## Your instructions
Exactly repeat the lines starting at the one that holds "Generate a component" and ending at the one that holds "0.0448, 0.0375, 0.037];". Both end lines count; leave out everything else.

# Input material start

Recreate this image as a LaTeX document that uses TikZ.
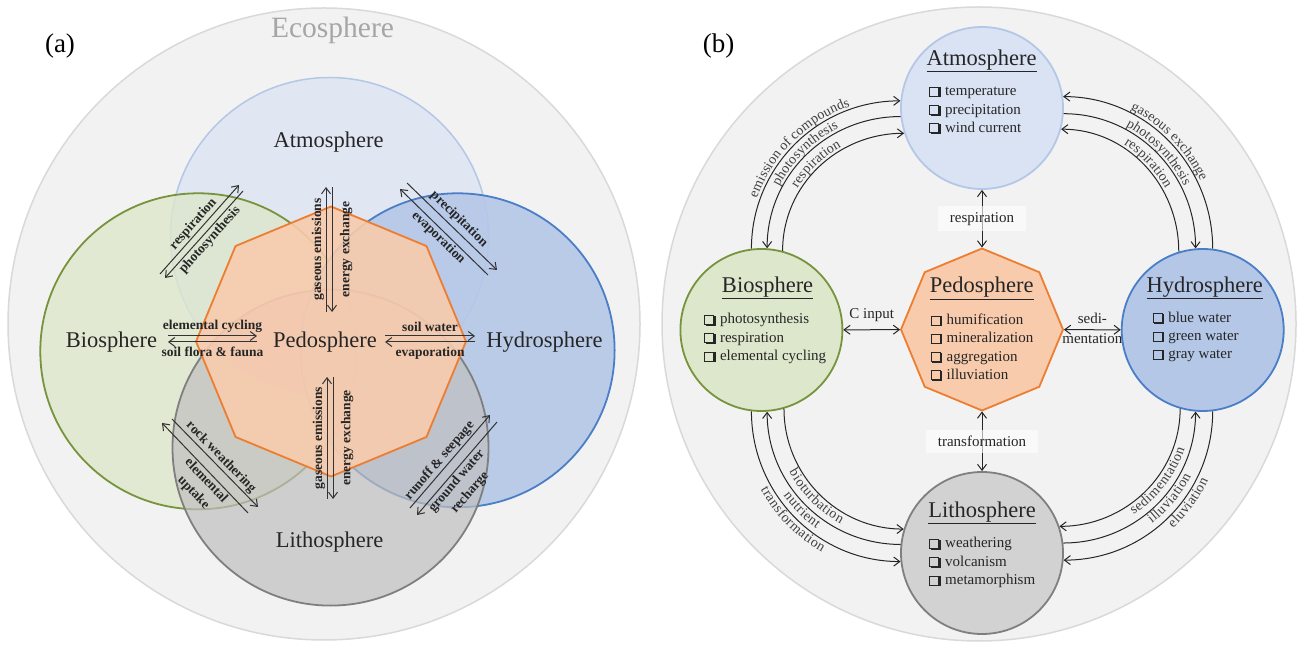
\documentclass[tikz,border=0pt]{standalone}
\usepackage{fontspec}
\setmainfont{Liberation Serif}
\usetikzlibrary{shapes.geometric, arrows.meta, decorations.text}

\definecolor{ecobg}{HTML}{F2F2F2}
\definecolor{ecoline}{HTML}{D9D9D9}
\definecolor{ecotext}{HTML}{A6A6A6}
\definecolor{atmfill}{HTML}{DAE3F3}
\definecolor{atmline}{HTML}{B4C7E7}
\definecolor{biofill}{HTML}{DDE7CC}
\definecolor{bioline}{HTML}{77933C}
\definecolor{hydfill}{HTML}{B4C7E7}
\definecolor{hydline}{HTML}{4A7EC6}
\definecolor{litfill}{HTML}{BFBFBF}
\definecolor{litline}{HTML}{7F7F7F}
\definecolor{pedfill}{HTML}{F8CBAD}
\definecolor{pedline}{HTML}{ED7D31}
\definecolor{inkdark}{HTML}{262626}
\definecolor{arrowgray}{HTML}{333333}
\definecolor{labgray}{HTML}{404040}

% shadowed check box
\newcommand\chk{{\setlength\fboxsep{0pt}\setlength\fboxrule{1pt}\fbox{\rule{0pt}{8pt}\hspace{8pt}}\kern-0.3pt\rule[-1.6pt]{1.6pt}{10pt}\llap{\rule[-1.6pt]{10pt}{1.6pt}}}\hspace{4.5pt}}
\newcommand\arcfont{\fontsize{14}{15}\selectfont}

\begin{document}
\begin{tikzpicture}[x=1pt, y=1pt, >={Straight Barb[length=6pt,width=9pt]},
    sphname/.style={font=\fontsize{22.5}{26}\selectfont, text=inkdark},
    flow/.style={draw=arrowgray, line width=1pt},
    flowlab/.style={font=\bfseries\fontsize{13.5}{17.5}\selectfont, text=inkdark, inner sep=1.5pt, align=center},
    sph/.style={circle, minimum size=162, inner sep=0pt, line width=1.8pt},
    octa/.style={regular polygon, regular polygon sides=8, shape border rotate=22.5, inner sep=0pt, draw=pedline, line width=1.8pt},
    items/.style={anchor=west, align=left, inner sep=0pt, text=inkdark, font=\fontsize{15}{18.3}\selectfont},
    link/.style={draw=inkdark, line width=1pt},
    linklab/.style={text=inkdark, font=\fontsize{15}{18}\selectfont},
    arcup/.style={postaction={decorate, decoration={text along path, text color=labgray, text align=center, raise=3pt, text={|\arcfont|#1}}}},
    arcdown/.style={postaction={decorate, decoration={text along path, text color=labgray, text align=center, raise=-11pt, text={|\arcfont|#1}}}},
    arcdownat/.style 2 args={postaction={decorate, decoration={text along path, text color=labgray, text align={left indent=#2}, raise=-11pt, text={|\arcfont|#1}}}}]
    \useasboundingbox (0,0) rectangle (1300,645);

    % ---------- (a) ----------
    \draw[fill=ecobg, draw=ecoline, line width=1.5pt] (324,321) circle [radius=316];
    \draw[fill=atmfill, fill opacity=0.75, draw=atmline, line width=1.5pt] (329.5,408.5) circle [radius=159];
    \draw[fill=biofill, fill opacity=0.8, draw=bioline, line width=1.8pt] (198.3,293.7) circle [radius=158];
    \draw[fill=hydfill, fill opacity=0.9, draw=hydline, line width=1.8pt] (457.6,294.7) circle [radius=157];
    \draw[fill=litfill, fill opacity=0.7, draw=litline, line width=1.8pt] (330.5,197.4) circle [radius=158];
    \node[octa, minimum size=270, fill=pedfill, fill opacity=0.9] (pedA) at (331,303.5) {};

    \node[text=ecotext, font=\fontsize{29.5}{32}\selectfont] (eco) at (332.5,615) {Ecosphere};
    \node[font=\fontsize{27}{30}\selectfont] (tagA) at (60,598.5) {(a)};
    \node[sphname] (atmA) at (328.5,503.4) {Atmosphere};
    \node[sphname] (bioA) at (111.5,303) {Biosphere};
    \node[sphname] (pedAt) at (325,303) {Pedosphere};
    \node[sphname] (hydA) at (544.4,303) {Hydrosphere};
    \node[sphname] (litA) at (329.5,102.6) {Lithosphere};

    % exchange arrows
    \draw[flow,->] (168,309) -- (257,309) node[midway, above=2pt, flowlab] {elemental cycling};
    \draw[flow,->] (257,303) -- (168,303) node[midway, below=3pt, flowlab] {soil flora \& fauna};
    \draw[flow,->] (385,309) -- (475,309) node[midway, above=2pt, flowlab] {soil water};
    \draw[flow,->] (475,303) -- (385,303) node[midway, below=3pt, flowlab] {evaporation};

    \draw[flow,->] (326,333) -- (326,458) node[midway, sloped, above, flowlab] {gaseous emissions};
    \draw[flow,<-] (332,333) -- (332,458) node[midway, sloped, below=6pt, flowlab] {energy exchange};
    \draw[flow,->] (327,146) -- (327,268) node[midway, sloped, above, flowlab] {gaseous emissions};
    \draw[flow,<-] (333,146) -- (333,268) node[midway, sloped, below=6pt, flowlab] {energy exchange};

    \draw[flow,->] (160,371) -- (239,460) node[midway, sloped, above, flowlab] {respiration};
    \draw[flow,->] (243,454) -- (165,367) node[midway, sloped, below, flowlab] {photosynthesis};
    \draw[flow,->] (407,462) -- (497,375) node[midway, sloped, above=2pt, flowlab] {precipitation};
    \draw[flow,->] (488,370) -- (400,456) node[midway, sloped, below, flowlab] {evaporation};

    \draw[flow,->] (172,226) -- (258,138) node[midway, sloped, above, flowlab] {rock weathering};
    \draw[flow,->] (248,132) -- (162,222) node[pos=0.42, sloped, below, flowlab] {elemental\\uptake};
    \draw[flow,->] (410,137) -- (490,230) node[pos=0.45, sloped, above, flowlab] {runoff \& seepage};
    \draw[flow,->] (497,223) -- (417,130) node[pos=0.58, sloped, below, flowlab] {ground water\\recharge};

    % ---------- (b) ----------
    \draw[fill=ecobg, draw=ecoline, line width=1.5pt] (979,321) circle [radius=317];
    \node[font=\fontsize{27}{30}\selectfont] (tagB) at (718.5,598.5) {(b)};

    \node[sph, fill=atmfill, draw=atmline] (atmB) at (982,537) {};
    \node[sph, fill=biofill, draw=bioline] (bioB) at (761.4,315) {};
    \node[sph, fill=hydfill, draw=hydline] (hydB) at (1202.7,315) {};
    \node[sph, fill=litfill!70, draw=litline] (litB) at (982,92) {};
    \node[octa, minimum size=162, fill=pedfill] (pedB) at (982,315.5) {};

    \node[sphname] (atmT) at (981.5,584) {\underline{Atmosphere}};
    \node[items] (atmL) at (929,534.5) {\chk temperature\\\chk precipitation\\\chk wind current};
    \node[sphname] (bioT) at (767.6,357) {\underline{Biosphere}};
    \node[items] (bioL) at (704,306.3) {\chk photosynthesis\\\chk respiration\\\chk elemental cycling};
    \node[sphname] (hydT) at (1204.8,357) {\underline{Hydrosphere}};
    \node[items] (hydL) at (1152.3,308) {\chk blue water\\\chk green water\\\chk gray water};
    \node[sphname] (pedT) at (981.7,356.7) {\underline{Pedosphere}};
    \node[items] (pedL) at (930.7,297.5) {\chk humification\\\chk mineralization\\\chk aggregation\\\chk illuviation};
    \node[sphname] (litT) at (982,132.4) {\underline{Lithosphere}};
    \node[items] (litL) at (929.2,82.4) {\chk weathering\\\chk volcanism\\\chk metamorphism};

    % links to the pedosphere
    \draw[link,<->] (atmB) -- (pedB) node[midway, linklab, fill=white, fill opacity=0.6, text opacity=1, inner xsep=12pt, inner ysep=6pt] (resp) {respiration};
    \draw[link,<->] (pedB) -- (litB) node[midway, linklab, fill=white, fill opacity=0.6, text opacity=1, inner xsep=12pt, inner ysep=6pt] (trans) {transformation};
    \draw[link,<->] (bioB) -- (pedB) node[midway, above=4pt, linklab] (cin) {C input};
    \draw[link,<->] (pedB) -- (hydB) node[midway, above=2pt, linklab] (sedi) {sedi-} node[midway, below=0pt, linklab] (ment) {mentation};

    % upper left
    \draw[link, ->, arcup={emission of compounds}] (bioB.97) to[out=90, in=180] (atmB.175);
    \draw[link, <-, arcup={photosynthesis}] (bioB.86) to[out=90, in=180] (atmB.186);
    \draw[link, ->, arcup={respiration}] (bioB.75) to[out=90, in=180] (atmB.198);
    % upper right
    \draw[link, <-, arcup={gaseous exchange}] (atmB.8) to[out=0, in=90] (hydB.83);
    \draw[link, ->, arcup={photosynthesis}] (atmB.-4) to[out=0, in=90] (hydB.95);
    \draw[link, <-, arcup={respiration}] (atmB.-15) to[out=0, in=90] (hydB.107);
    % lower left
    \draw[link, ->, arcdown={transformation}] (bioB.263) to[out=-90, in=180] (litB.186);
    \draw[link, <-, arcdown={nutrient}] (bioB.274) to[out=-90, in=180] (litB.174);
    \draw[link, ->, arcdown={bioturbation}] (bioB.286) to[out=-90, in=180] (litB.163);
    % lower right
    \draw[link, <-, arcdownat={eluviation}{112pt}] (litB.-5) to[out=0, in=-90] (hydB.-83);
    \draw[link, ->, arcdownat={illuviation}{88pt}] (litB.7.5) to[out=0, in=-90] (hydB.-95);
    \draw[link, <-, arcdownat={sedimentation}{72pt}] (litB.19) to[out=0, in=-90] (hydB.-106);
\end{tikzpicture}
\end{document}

# Input material end
# Input material start

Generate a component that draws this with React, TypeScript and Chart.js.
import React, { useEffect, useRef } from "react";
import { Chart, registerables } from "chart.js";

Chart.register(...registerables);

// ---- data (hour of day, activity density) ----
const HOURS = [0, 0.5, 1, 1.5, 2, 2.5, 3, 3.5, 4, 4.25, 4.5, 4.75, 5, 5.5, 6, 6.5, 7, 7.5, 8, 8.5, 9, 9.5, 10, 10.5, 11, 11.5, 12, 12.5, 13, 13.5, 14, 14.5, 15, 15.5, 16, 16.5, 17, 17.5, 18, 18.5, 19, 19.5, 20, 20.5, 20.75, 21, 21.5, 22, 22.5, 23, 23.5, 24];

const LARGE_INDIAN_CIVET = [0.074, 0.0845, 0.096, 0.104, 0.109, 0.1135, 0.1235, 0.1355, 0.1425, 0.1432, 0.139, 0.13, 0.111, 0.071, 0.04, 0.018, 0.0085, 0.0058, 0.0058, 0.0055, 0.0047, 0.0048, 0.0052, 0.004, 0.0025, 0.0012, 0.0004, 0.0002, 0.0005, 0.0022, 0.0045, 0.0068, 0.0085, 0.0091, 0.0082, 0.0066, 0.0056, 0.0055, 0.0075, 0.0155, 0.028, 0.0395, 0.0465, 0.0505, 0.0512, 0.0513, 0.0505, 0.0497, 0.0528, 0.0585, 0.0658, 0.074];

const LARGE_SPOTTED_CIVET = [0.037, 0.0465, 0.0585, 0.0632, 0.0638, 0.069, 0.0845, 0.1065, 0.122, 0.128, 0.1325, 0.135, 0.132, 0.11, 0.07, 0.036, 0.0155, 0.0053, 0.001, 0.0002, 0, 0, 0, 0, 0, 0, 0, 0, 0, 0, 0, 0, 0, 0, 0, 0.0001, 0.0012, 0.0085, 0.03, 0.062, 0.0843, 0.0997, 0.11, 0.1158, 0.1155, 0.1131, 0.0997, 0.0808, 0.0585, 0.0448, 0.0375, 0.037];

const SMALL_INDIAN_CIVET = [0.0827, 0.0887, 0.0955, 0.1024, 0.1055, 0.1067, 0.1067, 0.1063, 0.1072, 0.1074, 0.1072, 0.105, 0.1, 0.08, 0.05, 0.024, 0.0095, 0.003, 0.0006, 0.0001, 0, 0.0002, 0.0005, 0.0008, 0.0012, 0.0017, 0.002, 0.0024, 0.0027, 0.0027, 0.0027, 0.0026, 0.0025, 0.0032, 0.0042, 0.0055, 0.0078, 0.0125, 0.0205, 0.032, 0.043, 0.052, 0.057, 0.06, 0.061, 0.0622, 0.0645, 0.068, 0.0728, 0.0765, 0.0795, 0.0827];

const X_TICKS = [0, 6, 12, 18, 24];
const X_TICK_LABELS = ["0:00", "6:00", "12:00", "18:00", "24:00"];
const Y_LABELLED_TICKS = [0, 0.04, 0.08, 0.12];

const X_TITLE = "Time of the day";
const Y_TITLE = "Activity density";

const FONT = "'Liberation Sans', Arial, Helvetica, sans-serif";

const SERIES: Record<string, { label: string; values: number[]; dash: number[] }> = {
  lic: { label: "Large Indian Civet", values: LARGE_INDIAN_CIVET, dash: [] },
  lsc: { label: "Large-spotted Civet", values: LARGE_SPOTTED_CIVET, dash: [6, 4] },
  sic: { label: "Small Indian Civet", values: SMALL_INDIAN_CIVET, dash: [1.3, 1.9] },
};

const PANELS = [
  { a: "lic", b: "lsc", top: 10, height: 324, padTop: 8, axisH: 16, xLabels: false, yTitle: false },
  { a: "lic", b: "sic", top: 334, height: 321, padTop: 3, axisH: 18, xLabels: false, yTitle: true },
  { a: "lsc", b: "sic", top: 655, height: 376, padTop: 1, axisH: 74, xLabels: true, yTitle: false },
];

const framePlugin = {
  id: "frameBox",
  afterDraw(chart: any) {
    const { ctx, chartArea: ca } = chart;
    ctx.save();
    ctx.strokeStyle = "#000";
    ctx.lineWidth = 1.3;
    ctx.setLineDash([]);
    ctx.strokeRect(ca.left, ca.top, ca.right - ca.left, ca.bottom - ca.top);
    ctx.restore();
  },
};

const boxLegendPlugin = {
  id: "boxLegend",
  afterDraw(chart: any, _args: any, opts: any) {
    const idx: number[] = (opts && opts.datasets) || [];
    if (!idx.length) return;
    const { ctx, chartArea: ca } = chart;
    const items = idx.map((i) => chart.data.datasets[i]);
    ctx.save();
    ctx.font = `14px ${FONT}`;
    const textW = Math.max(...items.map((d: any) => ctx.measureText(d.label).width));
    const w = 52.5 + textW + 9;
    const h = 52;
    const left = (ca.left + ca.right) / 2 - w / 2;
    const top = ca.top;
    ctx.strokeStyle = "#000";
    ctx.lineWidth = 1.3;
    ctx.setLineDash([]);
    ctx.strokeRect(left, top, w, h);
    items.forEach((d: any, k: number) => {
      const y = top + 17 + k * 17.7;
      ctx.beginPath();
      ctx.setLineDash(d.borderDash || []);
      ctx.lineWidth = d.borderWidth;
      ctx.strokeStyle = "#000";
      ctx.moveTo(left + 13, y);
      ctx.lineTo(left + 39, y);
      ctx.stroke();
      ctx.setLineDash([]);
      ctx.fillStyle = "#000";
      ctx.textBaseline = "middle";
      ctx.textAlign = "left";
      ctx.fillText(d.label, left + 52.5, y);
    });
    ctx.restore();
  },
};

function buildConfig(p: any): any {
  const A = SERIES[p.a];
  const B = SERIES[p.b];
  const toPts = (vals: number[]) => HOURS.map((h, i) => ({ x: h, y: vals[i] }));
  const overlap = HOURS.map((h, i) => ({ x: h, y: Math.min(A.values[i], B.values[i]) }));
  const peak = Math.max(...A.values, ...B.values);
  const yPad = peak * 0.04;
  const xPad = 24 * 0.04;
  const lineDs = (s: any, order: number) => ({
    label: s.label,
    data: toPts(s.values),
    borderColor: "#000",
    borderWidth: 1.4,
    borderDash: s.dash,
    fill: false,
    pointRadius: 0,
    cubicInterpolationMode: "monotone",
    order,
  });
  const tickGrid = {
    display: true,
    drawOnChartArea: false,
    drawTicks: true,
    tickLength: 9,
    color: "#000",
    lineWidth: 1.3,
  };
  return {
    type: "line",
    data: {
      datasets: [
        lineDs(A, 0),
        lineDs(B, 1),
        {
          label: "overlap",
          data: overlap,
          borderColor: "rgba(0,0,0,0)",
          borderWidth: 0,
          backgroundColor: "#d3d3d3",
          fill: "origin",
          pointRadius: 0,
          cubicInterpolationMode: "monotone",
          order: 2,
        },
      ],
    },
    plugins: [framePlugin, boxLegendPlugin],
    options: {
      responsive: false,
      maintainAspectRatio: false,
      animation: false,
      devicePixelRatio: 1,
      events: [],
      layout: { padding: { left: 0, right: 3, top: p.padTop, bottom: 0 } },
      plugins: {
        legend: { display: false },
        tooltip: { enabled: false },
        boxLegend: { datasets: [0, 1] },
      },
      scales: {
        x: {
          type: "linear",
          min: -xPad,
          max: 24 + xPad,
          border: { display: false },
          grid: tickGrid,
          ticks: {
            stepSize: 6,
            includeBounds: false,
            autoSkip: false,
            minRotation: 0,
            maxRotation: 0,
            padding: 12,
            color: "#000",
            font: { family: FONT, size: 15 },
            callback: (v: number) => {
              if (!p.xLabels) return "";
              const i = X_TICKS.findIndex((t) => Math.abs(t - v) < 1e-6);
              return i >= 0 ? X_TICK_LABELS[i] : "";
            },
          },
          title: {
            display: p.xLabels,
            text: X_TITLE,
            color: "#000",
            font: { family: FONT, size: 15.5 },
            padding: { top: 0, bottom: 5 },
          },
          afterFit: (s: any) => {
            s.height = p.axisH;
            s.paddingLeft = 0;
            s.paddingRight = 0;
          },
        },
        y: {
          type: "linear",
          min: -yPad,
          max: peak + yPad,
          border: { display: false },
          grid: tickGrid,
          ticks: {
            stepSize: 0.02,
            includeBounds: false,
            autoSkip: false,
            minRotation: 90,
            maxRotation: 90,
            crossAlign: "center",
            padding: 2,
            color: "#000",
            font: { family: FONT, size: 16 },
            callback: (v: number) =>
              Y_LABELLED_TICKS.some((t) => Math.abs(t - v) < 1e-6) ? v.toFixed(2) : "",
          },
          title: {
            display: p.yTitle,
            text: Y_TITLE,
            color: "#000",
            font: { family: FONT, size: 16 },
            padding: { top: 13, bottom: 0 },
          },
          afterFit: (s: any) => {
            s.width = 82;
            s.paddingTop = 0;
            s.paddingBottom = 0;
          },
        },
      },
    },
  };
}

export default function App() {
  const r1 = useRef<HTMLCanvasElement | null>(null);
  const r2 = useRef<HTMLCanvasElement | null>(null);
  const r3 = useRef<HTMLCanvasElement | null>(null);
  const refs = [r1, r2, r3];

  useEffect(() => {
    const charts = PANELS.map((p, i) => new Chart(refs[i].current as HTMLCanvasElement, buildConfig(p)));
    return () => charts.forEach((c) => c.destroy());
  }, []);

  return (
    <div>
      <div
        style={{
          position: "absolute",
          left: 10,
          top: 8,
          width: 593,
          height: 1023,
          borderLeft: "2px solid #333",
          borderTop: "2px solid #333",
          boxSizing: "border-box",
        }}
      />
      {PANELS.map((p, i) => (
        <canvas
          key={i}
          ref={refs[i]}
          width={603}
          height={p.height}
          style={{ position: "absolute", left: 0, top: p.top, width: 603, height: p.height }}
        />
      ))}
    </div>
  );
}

# Input material end

## Output for this exercise
Generate a component that draws this with React, TypeScript and Chart.js.
import React, { useEffect, useRef } from "react";
import { Chart, registerables } from "chart.js";

Chart.register(...registerables);

// ---- data (hour of day, activity density) ----
const HOURS = [0, 0.5, 1, 1.5, 2, 2.5, 3, 3.5, 4, 4.25, 4.5, 4.75, 5, 5.5, 6, 6.5, 7, 7.5, 8, 8.5, 9, 9.5, 10, 10.5, 11, 11.5, 12, 12.5, 13, 13.5, 14, 14.5, 15, 15.5, 16, 16.5, 17, 17.5, 18, 18.5, 19, 19.5, 20, 20.5, 20.75, 21, 21.5, 22, 22.5, 23, 23.5, 24];

const LARGE_INDIAN_CIVET = [0.074, 0.0845, 0.096, 0.104, 0.109, 0.1135, 0.1235, 0.1355, 0.1425, 0.1432, 0.139, 0.13, 0.111, 0.071, 0.04, 0.018, 0.0085, 0.0058, 0.0058, 0.0055, 0.0047, 0.0048, 0.0052, 0.004, 0.0025, 0.0012, 0.0004, 0.0002, 0.0005, 0.0022, 0.0045, 0.0068, 0.0085, 0.0091, 0.0082, 0.0066, 0.0056, 0.0055, 0.0075, 0.0155, 0.028, 0.0395, 0.0465, 0.0505, 0.0512, 0.0513, 0.0505, 0.0497, 0.0528, 0.0585, 0.0658, 0.074];

const LARGE_SPOTTED_CIVET = [0.037, 0.0465, 0.0585, 0.0632, 0.0638, 0.069, 0.0845, 0.1065, 0.122, 0.128, 0.1325, 0.135, 0.132, 0.11, 0.07, 0.036, 0.0155, 0.0053, 0.001, 0.0002, 0, 0, 0, 0, 0, 0, 0, 0, 0, 0, 0, 0, 0, 0, 0, 0.0001, 0.0012, 0.0085, 0.03, 0.062, 0.0843, 0.0997, 0.11, 0.1158, 0.1155, 0.1131, 0.0997, 0.0808, 0.0585, 0.0448, 0.0375, 0.037];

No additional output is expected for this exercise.